WORK TO COMPLETE: Every line with the word "seaborn" in it should be extracted from the data that follows.

RECORDS FOR THE EXERCISE:
◆ ◆ ◆ ◆
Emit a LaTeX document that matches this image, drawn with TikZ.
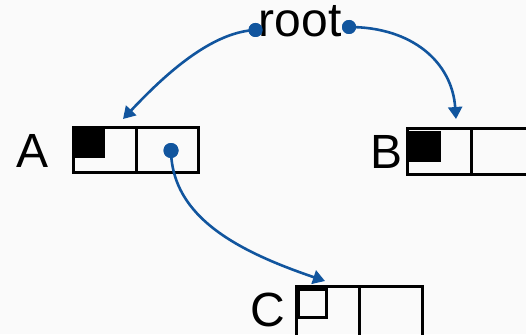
◆ ◆ ◆ ◆
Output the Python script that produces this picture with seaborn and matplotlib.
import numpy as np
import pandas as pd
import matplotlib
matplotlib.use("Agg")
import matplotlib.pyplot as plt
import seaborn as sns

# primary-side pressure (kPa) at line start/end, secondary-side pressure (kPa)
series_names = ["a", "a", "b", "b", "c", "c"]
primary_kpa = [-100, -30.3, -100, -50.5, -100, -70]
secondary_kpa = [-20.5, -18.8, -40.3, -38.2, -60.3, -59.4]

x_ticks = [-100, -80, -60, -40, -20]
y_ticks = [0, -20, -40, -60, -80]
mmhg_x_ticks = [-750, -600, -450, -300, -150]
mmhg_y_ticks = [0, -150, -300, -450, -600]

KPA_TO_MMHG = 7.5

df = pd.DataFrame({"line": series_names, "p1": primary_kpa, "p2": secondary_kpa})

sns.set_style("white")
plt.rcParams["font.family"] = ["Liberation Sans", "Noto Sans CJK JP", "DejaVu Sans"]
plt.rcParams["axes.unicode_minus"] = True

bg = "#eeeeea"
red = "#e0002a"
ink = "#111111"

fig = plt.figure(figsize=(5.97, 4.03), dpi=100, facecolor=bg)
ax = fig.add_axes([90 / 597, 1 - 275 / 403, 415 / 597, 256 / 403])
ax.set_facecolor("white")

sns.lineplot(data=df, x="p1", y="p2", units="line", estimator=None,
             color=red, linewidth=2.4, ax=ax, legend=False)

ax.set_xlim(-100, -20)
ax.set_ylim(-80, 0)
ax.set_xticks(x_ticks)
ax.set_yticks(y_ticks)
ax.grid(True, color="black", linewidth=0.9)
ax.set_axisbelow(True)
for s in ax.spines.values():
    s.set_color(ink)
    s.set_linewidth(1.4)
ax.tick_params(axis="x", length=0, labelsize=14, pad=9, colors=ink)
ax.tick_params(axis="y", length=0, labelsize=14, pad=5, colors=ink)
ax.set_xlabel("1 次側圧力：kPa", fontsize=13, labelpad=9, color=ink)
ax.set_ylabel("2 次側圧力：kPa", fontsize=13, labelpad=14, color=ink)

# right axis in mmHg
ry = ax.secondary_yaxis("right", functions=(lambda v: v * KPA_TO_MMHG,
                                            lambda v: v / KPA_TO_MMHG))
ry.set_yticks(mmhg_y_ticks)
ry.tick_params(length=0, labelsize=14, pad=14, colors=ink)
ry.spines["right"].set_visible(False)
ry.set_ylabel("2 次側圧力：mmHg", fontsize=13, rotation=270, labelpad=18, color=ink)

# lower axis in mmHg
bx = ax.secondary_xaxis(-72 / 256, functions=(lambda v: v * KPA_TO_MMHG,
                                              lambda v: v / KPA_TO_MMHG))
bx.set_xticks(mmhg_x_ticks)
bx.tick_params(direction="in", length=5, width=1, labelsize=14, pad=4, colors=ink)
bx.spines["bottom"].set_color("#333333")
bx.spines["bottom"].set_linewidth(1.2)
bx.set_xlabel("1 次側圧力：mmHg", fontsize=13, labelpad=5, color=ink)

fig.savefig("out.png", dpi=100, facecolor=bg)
◆ ◆ ◆ ◆
RESULT OF THIS EXERCISE:
Output the Python script that produces this picture with seaborn and matplotlib.
import seaborn as sns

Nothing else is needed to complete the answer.